- [TO DO]:
Omit the images, then output each of the records below exactly.

--

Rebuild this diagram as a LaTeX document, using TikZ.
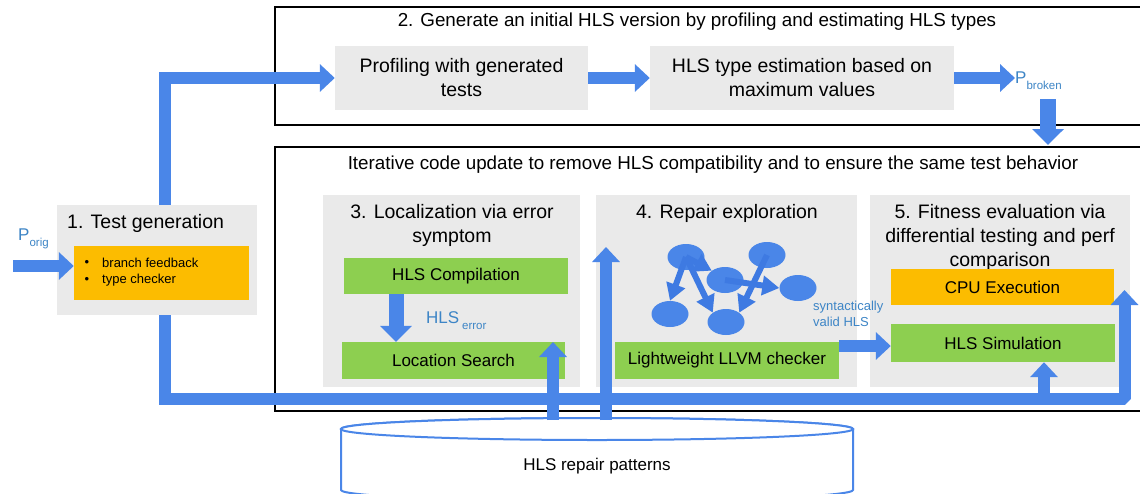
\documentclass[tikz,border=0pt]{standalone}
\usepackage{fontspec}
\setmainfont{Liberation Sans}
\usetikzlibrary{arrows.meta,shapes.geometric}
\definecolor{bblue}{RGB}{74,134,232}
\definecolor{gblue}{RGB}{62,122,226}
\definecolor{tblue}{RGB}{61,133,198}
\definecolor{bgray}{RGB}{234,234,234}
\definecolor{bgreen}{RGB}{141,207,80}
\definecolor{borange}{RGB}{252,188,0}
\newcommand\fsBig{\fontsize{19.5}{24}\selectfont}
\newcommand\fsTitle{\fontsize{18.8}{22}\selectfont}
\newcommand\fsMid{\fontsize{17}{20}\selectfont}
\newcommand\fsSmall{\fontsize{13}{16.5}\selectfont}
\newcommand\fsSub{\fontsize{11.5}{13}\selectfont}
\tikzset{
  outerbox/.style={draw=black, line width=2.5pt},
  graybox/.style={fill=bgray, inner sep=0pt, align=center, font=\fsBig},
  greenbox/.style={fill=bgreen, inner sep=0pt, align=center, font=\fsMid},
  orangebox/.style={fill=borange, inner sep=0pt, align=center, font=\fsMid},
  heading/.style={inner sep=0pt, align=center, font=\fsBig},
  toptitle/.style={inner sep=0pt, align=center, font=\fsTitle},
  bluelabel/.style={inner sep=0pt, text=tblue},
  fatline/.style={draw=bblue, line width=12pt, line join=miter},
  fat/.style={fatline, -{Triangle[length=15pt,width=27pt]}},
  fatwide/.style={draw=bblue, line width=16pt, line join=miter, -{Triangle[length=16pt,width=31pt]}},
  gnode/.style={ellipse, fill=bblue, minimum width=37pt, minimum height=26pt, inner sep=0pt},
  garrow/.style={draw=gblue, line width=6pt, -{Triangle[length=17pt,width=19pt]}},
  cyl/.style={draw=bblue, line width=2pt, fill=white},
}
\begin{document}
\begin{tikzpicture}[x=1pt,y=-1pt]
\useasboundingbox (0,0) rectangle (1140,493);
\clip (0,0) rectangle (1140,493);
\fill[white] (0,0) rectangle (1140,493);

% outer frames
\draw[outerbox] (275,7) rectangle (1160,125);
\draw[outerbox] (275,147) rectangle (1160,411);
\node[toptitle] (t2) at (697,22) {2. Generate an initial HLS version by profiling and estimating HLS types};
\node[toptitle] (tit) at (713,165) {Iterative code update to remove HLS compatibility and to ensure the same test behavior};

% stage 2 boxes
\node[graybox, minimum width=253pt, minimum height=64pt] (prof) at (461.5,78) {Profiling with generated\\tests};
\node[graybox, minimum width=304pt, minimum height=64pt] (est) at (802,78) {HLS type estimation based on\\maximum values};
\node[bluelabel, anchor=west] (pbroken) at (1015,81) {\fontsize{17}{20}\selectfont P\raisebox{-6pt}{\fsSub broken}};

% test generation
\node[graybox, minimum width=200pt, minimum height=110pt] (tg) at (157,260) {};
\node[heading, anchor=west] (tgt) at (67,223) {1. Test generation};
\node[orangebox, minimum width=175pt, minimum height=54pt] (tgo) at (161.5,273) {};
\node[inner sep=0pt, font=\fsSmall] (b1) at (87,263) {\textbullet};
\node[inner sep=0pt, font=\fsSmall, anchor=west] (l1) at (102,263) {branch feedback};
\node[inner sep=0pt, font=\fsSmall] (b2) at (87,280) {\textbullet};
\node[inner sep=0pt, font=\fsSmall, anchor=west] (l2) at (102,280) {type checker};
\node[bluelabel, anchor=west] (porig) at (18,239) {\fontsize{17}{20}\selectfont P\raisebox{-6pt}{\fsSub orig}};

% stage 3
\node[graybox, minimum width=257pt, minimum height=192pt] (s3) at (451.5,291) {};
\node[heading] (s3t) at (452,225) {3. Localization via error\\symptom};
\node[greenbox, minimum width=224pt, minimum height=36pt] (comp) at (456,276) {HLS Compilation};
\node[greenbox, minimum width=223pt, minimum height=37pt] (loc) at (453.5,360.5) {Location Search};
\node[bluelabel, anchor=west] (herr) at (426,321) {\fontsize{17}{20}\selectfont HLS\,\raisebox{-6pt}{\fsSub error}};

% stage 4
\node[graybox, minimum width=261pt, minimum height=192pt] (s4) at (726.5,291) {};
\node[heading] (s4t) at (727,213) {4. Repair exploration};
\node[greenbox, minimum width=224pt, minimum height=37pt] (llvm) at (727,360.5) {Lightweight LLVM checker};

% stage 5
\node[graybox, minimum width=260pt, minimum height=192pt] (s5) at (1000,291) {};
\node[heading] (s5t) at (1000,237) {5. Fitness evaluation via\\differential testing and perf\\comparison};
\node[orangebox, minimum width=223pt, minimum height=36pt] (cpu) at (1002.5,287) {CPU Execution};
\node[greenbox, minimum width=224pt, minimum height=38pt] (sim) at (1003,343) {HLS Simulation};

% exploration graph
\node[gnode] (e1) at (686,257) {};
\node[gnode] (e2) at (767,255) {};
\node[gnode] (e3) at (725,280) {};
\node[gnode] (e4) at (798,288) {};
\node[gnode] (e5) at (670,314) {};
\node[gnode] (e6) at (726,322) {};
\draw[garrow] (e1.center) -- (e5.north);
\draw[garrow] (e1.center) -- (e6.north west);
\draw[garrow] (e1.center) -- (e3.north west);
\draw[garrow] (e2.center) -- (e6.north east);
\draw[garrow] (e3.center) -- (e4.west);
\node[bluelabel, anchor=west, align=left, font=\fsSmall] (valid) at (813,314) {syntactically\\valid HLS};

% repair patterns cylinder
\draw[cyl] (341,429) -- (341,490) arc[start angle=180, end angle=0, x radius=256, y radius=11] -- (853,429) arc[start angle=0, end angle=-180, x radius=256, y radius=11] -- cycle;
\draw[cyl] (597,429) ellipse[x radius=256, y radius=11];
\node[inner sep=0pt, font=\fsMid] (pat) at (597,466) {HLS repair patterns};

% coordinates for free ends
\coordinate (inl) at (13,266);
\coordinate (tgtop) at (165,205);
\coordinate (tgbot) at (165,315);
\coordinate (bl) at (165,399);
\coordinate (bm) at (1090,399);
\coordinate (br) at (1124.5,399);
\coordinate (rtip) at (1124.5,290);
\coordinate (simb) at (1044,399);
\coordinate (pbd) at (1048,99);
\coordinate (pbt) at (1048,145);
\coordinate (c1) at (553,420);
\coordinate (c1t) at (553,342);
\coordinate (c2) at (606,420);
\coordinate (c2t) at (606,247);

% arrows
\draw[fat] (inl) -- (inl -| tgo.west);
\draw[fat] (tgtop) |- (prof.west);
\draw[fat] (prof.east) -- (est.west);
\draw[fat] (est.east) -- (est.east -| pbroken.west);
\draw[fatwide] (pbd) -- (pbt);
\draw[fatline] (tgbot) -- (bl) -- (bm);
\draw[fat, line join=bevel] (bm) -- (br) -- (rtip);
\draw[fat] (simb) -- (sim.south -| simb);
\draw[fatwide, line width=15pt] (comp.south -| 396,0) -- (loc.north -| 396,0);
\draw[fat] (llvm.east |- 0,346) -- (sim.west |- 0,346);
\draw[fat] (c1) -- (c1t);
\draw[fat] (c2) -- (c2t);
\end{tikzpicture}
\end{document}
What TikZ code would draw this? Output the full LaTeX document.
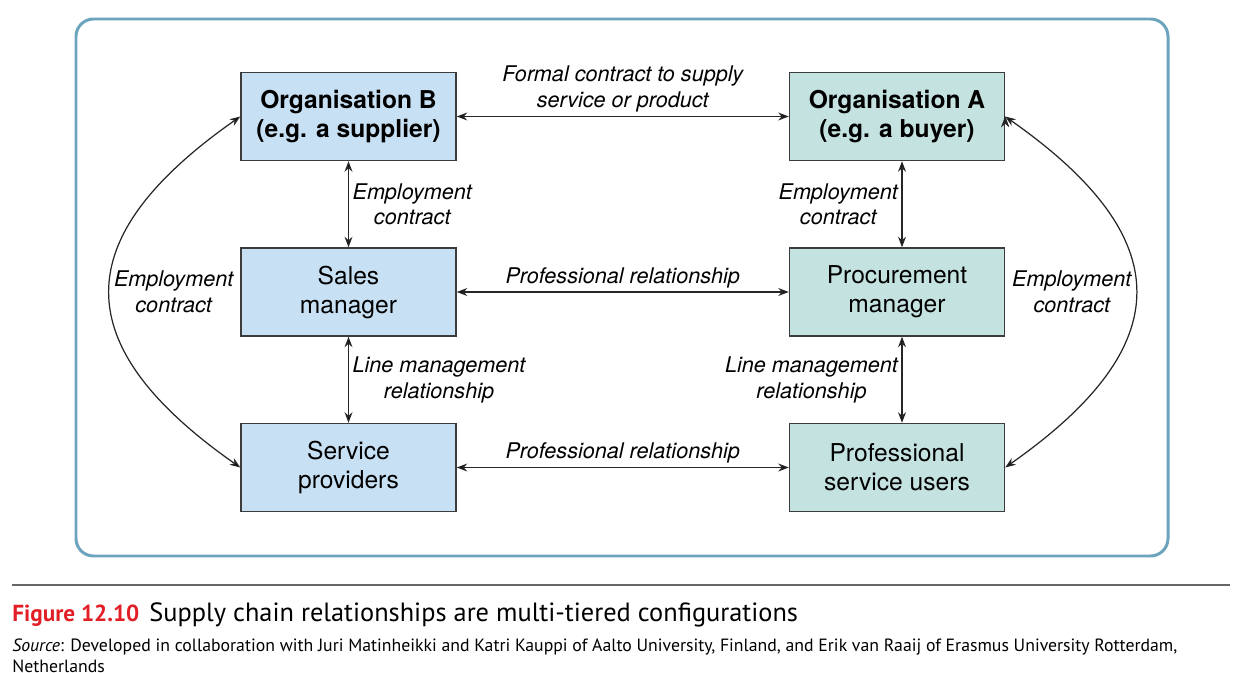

--

- [RESPONSE BELOW]:
Rebuild this diagram as a LaTeX document, using TikZ.
\documentclass[tikz,border=0pt]{standalone}
\usepackage{fontspec}
\setmainfont{Liberation Sans}
\usetikzlibrary{arrows.meta,shapes.geometric}
\definecolor{bblue}{RGB}{74,134,232}
\definecolor{gblue}{RGB}{62,122,226}
\definecolor{tblue}{RGB}{61,133,198}
\definecolor{bgray}{RGB}{234,234,234}
\definecolor{bgreen}{RGB}{141,207,80}
\definecolor{borange}{RGB}{252,188,0}
\newcommand\fsBig{\fontsize{19.5}{24}\selectfont}
\newcommand\fsTitle{\fontsize{18.8}{22}\selectfont}
\newcommand\fsMid{\fontsize{17}{20}\selectfont}
\newcommand\fsSmall{\fontsize{13}{16.5}\selectfont}
\newcommand\fsSub{\fontsize{11.5}{13}\selectfont}
\tikzset{
  outerbox/.style={draw=black, line width=2.5pt},
  graybox/.style={fill=bgray, inner sep=0pt, align=center, font=\fsBig},
  greenbox/.style={fill=bgreen, inner sep=0pt, align=center, font=\fsMid},
  orangebox/.style={fill=borange, inner sep=0pt, align=center, font=\fsMid},
  heading/.style={inner sep=0pt, align=center, font=\fsBig},
  toptitle/.style={inner sep=0pt, align=center, font=\fsTitle},
  bluelabel/.style={inner sep=0pt, text=tblue},
  fatline/.style={draw=bblue, line width=12pt, line join=miter},
  fat/.style={fatline, -{Triangle[length=15pt,width=27pt]}},
  fatwide/.style={draw=bblue, line width=16pt, line join=miter, -{Triangle[length=16pt,width=31pt]}},
  gnode/.style={ellipse, fill=bblue, minimum width=37pt, minimum height=26pt, inner sep=0pt},
  garrow/.style={draw=gblue, line width=6pt, -{Triangle[length=17pt,width=19pt]}},
  cyl/.style={draw=bblue, line width=2pt, fill=white},
}
\begin{document}
\begin{tikzpicture}[x=1pt,y=-1pt]
\useasboundingbox (0,0) rectangle (1140,493);
\clip (0,0) rectangle (1140,493);
\fill[white] (0,0) rectangle (1140,493);

% outer frames
\draw[outerbox] (275,7) rectangle (1160,125);
\draw[outerbox] (275,147) rectangle (1160,411);
\node[toptitle] (t2) at (697,22) {2. Generate an initial HLS version by profiling and estimating HLS types};
\node[toptitle] (tit) at (713,165) {Iterative code update to remove HLS compatibility and to ensure the same test behavior};

% stage 2 boxes
\node[graybox, minimum width=253pt, minimum height=64pt] (prof) at (461.5,78) {Profiling with generated\\tests};
\node[graybox, minimum width=304pt, minimum height=64pt] (est) at (802,78) {HLS type estimation based on\\maximum values};
\node[bluelabel, anchor=west] (pbroken) at (1015,81) {\fontsize{17}{20}\selectfont P\raisebox{-6pt}{\fsSub broken}};

% test generation
\node[graybox, minimum width=200pt, minimum height=110pt] (tg) at (157,260) {};
\node[heading, anchor=west] (tgt) at (67,223) {1. Test generation};
\node[orangebox, minimum width=175pt, minimum height=54pt] (tgo) at (161.5,273) {};
\node[inner sep=0pt, font=\fsSmall] (b1) at (87,263) {\textbullet};
\node[inner sep=0pt, font=\fsSmall, anchor=west] (l1) at (102,263) {branch feedback};
\node[inner sep=0pt, font=\fsSmall] (b2) at (87,280) {\textbullet};
\node[inner sep=0pt, font=\fsSmall, anchor=west] (l2) at (102,280) {type checker};
\node[bluelabel, anchor=west] (porig) at (18,239) {\fontsize{17}{20}\selectfont P\raisebox{-6pt}{\fsSub orig}};

% stage 3
\node[graybox, minimum width=257pt, minimum height=192pt] (s3) at (451.5,291) {};
\node[heading] (s3t) at (452,225) {3. Localization via error\\symptom};
\node[greenbox, minimum width=224pt, minimum height=36pt] (comp) at (456,276) {HLS Compilation};
\node[greenbox, minimum width=223pt, minimum height=37pt] (loc) at (453.5,360.5) {Location Search};
\node[bluelabel, anchor=west] (herr) at (426,321) {\fontsize{17}{20}\selectfont HLS\,\raisebox{-6pt}{\fsSub error}};

% stage 4
\node[graybox, minimum width=261pt, minimum height=192pt] (s4) at (726.5,291) {};
\node[heading] (s4t) at (727,213) {4. Repair exploration};
\node[greenbox, minimum width=224pt, minimum height=37pt] (llvm) at (727,360.5) {Lightweight LLVM checker};

% stage 5
\node[graybox, minimum width=260pt, minimum height=192pt] (s5) at (1000,291) {};
\node[heading] (s5t) at (1000,237) {5. Fitness evaluation via\\differential testing and perf\\comparison};
\node[orangebox, minimum width=223pt, minimum height=36pt] (cpu) at (1002.5,287) {CPU Execution};
\node[greenbox, minimum width=224pt, minimum height=38pt] (sim) at (1003,343) {HLS Simulation};

% exploration graph
\node[gnode] (e1) at (686,257) {};
\node[gnode] (e2) at (767,255) {};
\node[gnode] (e3) at (725,280) {};
\node[gnode] (e4) at (798,288) {};
\node[gnode] (e5) at (670,314) {};
\node[gnode] (e6) at (726,322) {};
\draw[garrow] (e1.center) -- (e5.north);
\draw[garrow] (e1.center) -- (e6.north west);
\draw[garrow] (e1.center) -- (e3.north west);
\draw[garrow] (e2.center) -- (e6.north east);
\draw[garrow] (e3.center) -- (e4.west);
\node[bluelabel, anchor=west, align=left, font=\fsSmall] (valid) at (813,314) {syntactically\\valid HLS};

% repair patterns cylinder
\draw[cyl] (341,429) -- (341,490) arc[start angle=180, end angle=0, x radius=256, y radius=11] -- (853,429) arc[start angle=0, end angle=-180, x radius=256, y radius=11] -- cycle;
\draw[cyl] (597,429) ellipse[x radius=256, y radius=11];
\node[inner sep=0pt, font=\fsMid] (pat) at (597,466) {HLS repair patterns};

% coordinates for free ends
\coordinate (inl) at (13,266);
\coordinate (tgtop) at (165,205);
\coordinate (tgbot) at (165,315);
\coordinate (bl) at (165,399);
\coordinate (bm) at (1090,399);
\coordinate (br) at (1124.5,399);
\coordinate (rtip) at (1124.5,290);
\coordinate (simb) at (1044,399);
\coordinate (pbd) at (1048,99);
\coordinate (pbt) at (1048,145);
\coordinate (c1) at (553,420);
\coordinate (c1t) at (553,342);
\coordinate (c2) at (606,420);
\coordinate (c2t) at (606,247);

% arrows
\draw[fat] (inl) -- (inl -| tgo.west);
\draw[fat] (tgtop) |- (prof.west);
\draw[fat] (prof.east) -- (est.west);
\draw[fat] (est.east) -- (est.east -| pbroken.west);
\draw[fatwide] (pbd) -- (pbt);
\draw[fatline] (tgbot) -- (bl) -- (bm);
\draw[fat, line join=bevel] (bm) -- (br) -- (rtip);
\draw[fat] (simb) -- (sim.south -| simb);
\draw[fatwide, line width=15pt] (comp.south -| 396,0) -- (loc.north -| 396,0);
\draw[fat] (llvm.east |- 0,346) -- (sim.west |- 0,346);
\draw[fat] (c1) -- (c1t);
\draw[fat] (c2) -- (c2t);
\end{tikzpicture}
\end{document}
What TikZ code would draw this? Output the full LaTeX document.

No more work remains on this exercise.